Heritage Rangeland Natural Areas
There are also six Heritage Rangeland Natural Areas in Alberta that were established as natural areas in the interim, with the intention of future designation as Heritage Rangelands under the Act.
Recreation and Preservation
Designated under the Provincial Parks Act, there are 89 Provincial Parks, 44 Wildland Provincial Parks, 233 Provincial Recreation Areas and 10 Section 7 Lands in Alberta.
- Play a key role in preserving Alberta’s natural heritage.
- They support outdoor recreation, heritage tourism and natural heritage appreciation activities that depend on and are compatible with the natural environment.
- Provincial parks protect both natural and cultural landscapes and features.
- Provincial parks are distinguished from Wildland Provincial Parks by the greater range of facilities and the extent of road access.

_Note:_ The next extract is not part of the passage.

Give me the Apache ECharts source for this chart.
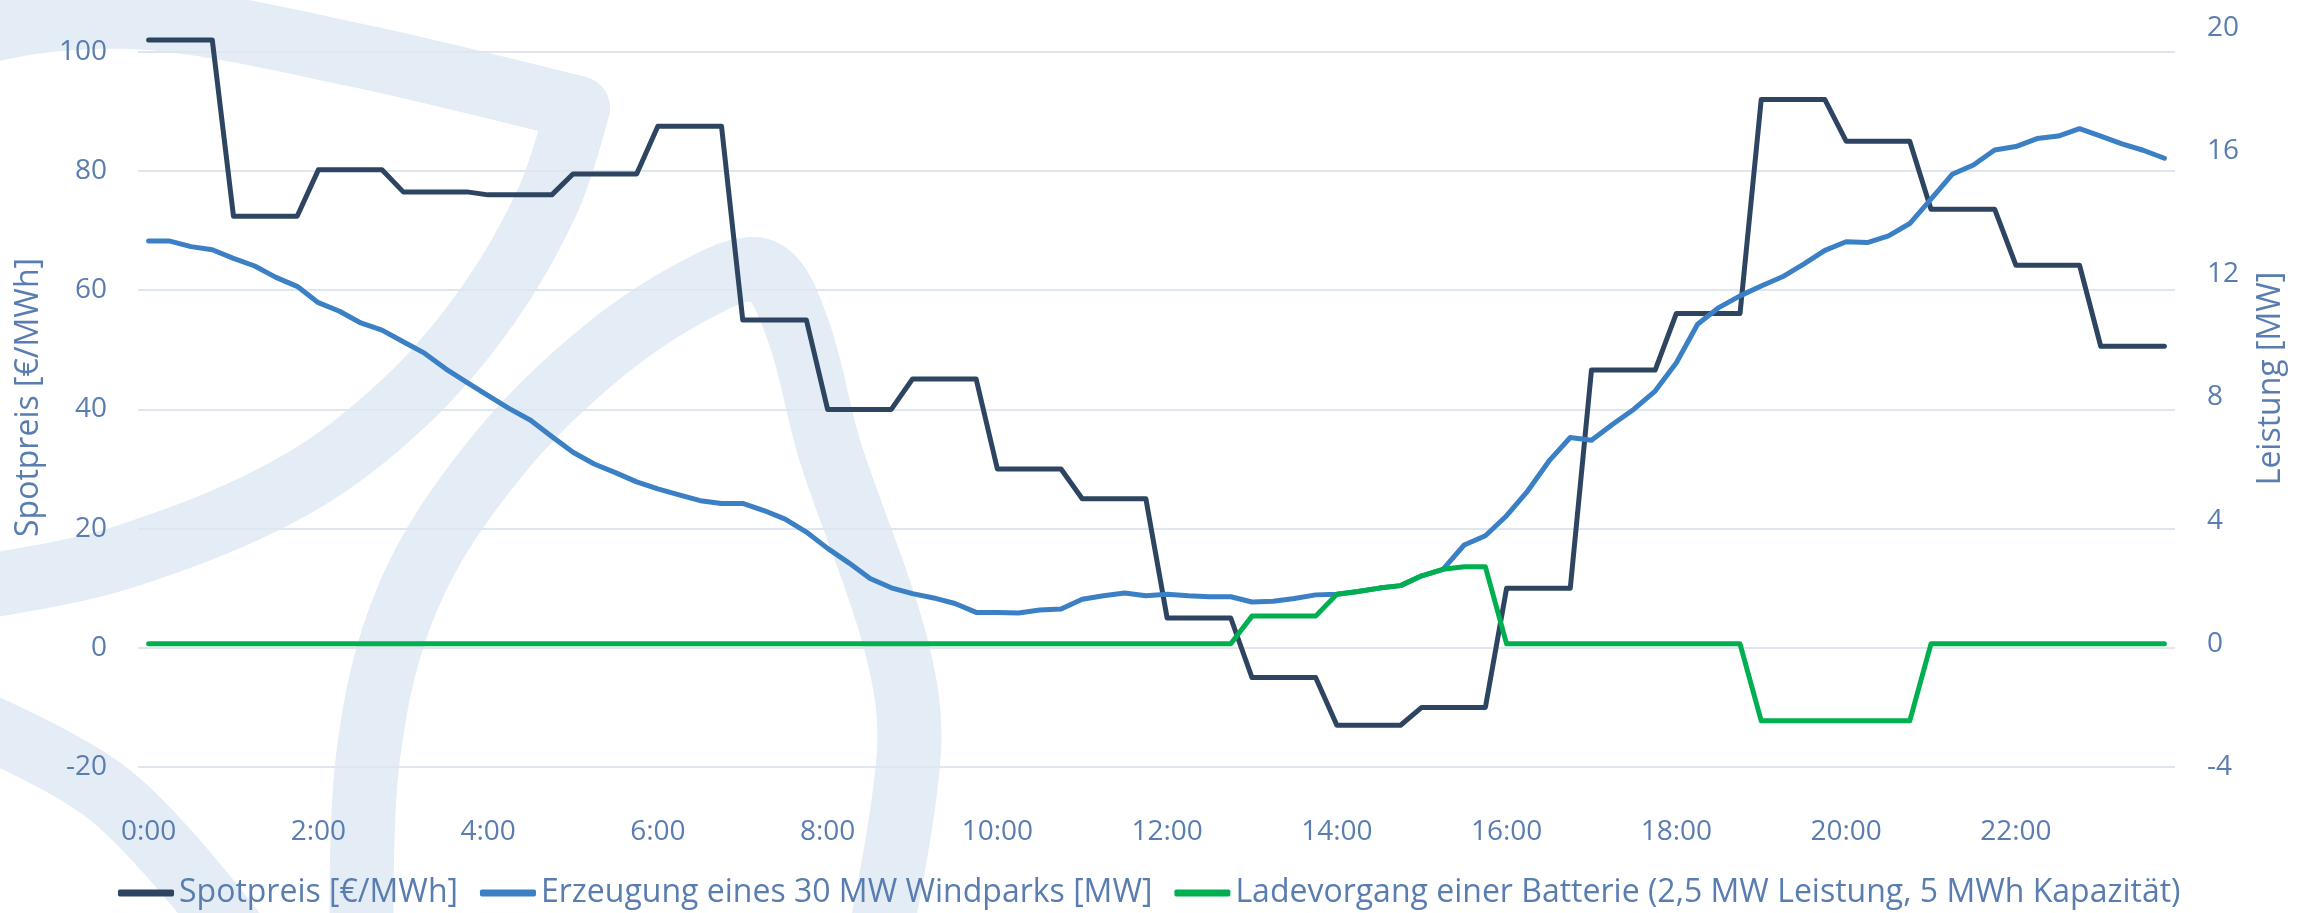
<!DOCTYPE html>
<html>
<head>
<meta charset="utf-8">
<script src="https://cdn.jsdelivr.net/npm/echarts@6/dist/echarts.min.js"></script>
<style>
html, body { margin: 0; padding: 0; background: #fff; }
#chart { width: 2313px; height: 913px; }
</style>
</head>
<body>
<div id="chart"></div>
<script>
// quarter-hour time slots
var times = [
 '0:00','0:15','0:30','0:45','1:00','1:15','1:30','1:45','2:00','2:15','2:30','2:45',
 '3:00','3:15','3:30','3:45','4:00','4:15','4:30','4:45','5:00','5:15','5:30','5:45',
 '6:00','6:15','6:30','6:45','7:00','7:15','7:30','7:45','8:00','8:15','8:30','8:45',
 '9:00','9:15','9:30','9:45','10:00','10:15','10:30','10:45','11:00','11:15','11:30','11:45',
 '12:00','12:15','12:30','12:45','13:00','13:15','13:30','13:45','14:00','14:15','14:30','14:45',
 '15:00','15:15','15:30','15:45','16:00','16:15','16:30','16:45','17:00','17:15','17:30','17:45',
 '18:00','18:15','18:30','18:45','19:00','19:15','19:30','19:45','20:00','20:15','20:30','20:45',
 '21:00','21:15','21:30','21:45','22:00','22:15','22:30','22:45','23:00','23:15','23:30','23:45'
];

// spot price [EUR/MWh], hourly product -> same value for each quarter hour
var spotpreis = [
 102,102,102,102, 72.4,72.4,72.4,72.4, 80.2,80.2,80.2,80.2, 76.5,76.5,76.5,76.5,
 76,76,76,76, 79.5,79.5,79.5,79.5, 87.5,87.5,87.5,87.5, 55,55,55,55,
 40,40,40,40, 45.1,45.1,45.1,45.1, 30,30,30,30, 25,25,25,25,
 5,5,5,5, -5,-5,-5,-5, -13,-13,-13,-13, -10,-10,-10,-10,
 10,10,10,10, 46.6,46.6,46.6,46.6, 56.1,56.1,56.1,56.1, 92,92,92,92,
 85,85,85,85, 73.6,73.6,73.6,73.6, 64.2,64.2,64.2,64.2, 50.6,50.6,50.6,50.6
];

// wind park output [MW]
var windpark = [
 13.08,13.08,12.9,12.8,12.52,12.27,11.9,11.61,11.08,10.8,10.42,10.19,
 9.81,9.44,8.93,8.49,8.06,7.64,7.26,6.73,6.22,5.84,5.56,5.26,
 5.03,4.84,4.65,4.56,4.56,4.33,4.05,3.63,3.1,2.63,2.12,1.82,
 1.63,1.49,1.31,1.02,1.02,1.0,1.1,1.13,1.45,1.56,1.65,1.56,
 1.61,1.56,1.53,1.53,1.36,1.38,1.47,1.59,1.61,1.7,1.81,1.89,
 2.21,2.42,3.21,3.51,4.16,4.97,5.94,6.7,6.61,7.13,7.62,8.21,
 9.13,10.38,10.92,11.3,11.62,11.92,12.33,12.78,13.06,13.03,13.25,13.65,
 14.44,15.25,15.55,16.04,16.15,16.41,16.49,16.73,16.49,16.24,16.03,15.77
];

// battery charge (+) / discharge (-) [MW]
var batterie = [
 0,0,0,0,0,0,0,0,0,0,0,0,
 0,0,0,0,0,0,0,0,0,0,0,0,
 0,0,0,0,0,0,0,0,0,0,0,0,
 0,0,0,0,0,0,0,0,0,0,0,0,
 0,0,0,0,0.9,0.9,0.9,0.9,1.61,1.7,1.81,1.89,
 2.21,2.42,2.5,2.5,0,0,0,0,0,0,0,0,
 0,0,0,0,-2.5,-2.5,-2.5,-2.5,-2.5,-2.5,-2.5,-2.5,
 0,0,0,0,0,0,0,0,0,0,0,0
];

var seriesNames = [
 'Spotpreis [€/MWh]',
 'Erzeugung eines 30 MW Windparks [MW]',
 'Ladevorgang einer Batterie (2,5 MW Leistung, 5 MWh Kapazität)'
];

var textColor = '#5a7db0';
var gridColor = '#dfe6ef';
var markColor = '#e4ecf6';
var font = '"Open Sans", "Noto Sans", sans-serif';

var dom = document.getElementById('chart');
var myChart = echarts.init(dom, null, {renderer: 'canvas'});

// background logo strokes
var logo = [
 [[-140, 85], [0, 28], [150, 18], [360, 56], [578, 108]],
 [[578, 108], [548, 200], [488, 305], [405, 402], [292, 487], [130, 555], [0, 584], [-90, 594]],
 [[362, 960], [368, 757], [408, 597], [494, 460], [606, 349], [715, 280], [765, 272], [798, 330], [830, 451], [895, 641], [909, 751], [875, 960]],
 [[-40, 715], [110, 795], [240, 940]]
];

var option = {
    backgroundColor: '#fff',
    textStyle: {fontFamily: font},
    animation: false,
    graphic: logo.map(function (pts, i) {
        return {
            type: 'polyline',
            z: -10,
            silent: true,
            shape: {points: pts, smooth: i === 0 ? 0.3 : 0.35},
            style: {stroke: markColor, lineWidth: 64, fill: null, lineCap: 'round', lineJoin: 'round'}
        };
    }),
    grid: {left: 138, right: 138, top: 28, bottom: 146},
    legend: {
        data: seriesNames,
        left: 113,
        top: 872,
        icon: 'roundRect',
        itemWidth: 56,
        itemHeight: 7,
        itemGap: 22,
        textStyle: {fontSize: 32, color: textColor, fontFamily: font}
    },
    xAxis: {
        type: 'category',
        data: times,
        boundaryGap: true,
        axisLine: {show: false},
        axisTick: {show: false},
        axisLabel: {interval: 7, margin: 51, fontSize: 28, color: textColor, fontFamily: font},
        splitLine: {show: false}
    },
    yAxis: [
        {
            type: 'value',
            min: -20,
            max: 104,
            interval: 20,
            name: 'Spotpreis [€/MWh]',
            nameLocation: 'middle',
            nameGap: 93,
            nameTextStyle: {fontSize: 32, color: textColor, fontFamily: font},
            axisLine: {show: false},
            axisTick: {show: false},
            axisLabel: {margin: 31, fontSize: 28, color: textColor, fontFamily: font, showMaxLabel: false},
            splitLine: {
                show: true,
                lineStyle: {
                    width: 2,
                    color: [gridColor, gridColor, gridColor, gridColor, gridColor, gridColor, gridColor, 'rgba(0,0,0,0)']
                }
            }
        },
        {
            type: 'value',
            min: -4,
            max: 20,
            interval: 4,
            name: 'Leistung [MW]',
            nameLocation: 'middle',
            nameGap: 80,
            nameTextStyle: {fontSize: 32, color: textColor, fontFamily: font, padding: [0, 0, 0, 38]},
            axisLine: {show: false},
            axisTick: {show: false},
            axisLabel: {margin: 32, fontSize: 28, color: textColor, fontFamily: font},
            splitLine: {show: false}
        }
    ],
    series: [
        {
            name: seriesNames[0],
            type: 'line',
            yAxisIndex: 0,
            data: spotpreis,
            showSymbol: false,
            symbol: 'none',
            color: '#2d4560',
            lineStyle: {width: 5, color: '#2d4560', cap: 'round', join: 'round'}
        },
        {
            name: seriesNames[1],
            type: 'line',
            yAxisIndex: 1,
            data: windpark,
            showSymbol: false,
            symbol: 'none',
            color: '#3b80c5',
            lineStyle: {width: 5, color: '#3b80c5', cap: 'round', join: 'round'}
        },
        {
            name: seriesNames[2],
            type: 'line',
            yAxisIndex: 1,
            data: batterie,
            showSymbol: false,
            symbol: 'none',
            color: '#00b050',
            lineStyle: {width: 5, color: '#00b050', cap: 'round', join: 'round'}
        }
    ]
};

if (option && typeof option === 'object') {
    myChart.setOption(option, true);
}
</script>
</body>
</html>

- They offer a variety of outdoor recreation opportunities and support facilities that promote appreciation of natural and cultural heritage.
- Interpretive and educational programs are offered in some Provincial Parks to enhance visitor understanding and appreciation of and respect for Alberta’s natural heritage.
Wildland Provincial Parks
- Established to preserve and protect natural heritage and provide opportunities for backcountry recreation.
- Wildland provincial parks are large, undeveloped natural landscapes that retain their primeval character.
- Trails and primitive backcountry campsites are provided in some wildland parks to minimize visitor impacts on natural heritage values.
- Some provide significant opportunities for eco-tourism and adventure activities such as backpacking, backcountry camping, wildlife viewing, mountain climbing and trail riding.
- Designated trails for off-highway vehicle riding and snowmobiling are provided in some Wildland Provincial Parks.
National and County/Municipal Parks and Land Trusts
Nationally and Locally Protected Areas
Municipal and County Parks
Primarily focused on recreation, these areas sometime adjoin include? important protected areas.
A land trust is owned by an organization set up to ensure the area remains protected. Often the land is sold or donated to the trust by the original owner or their estate.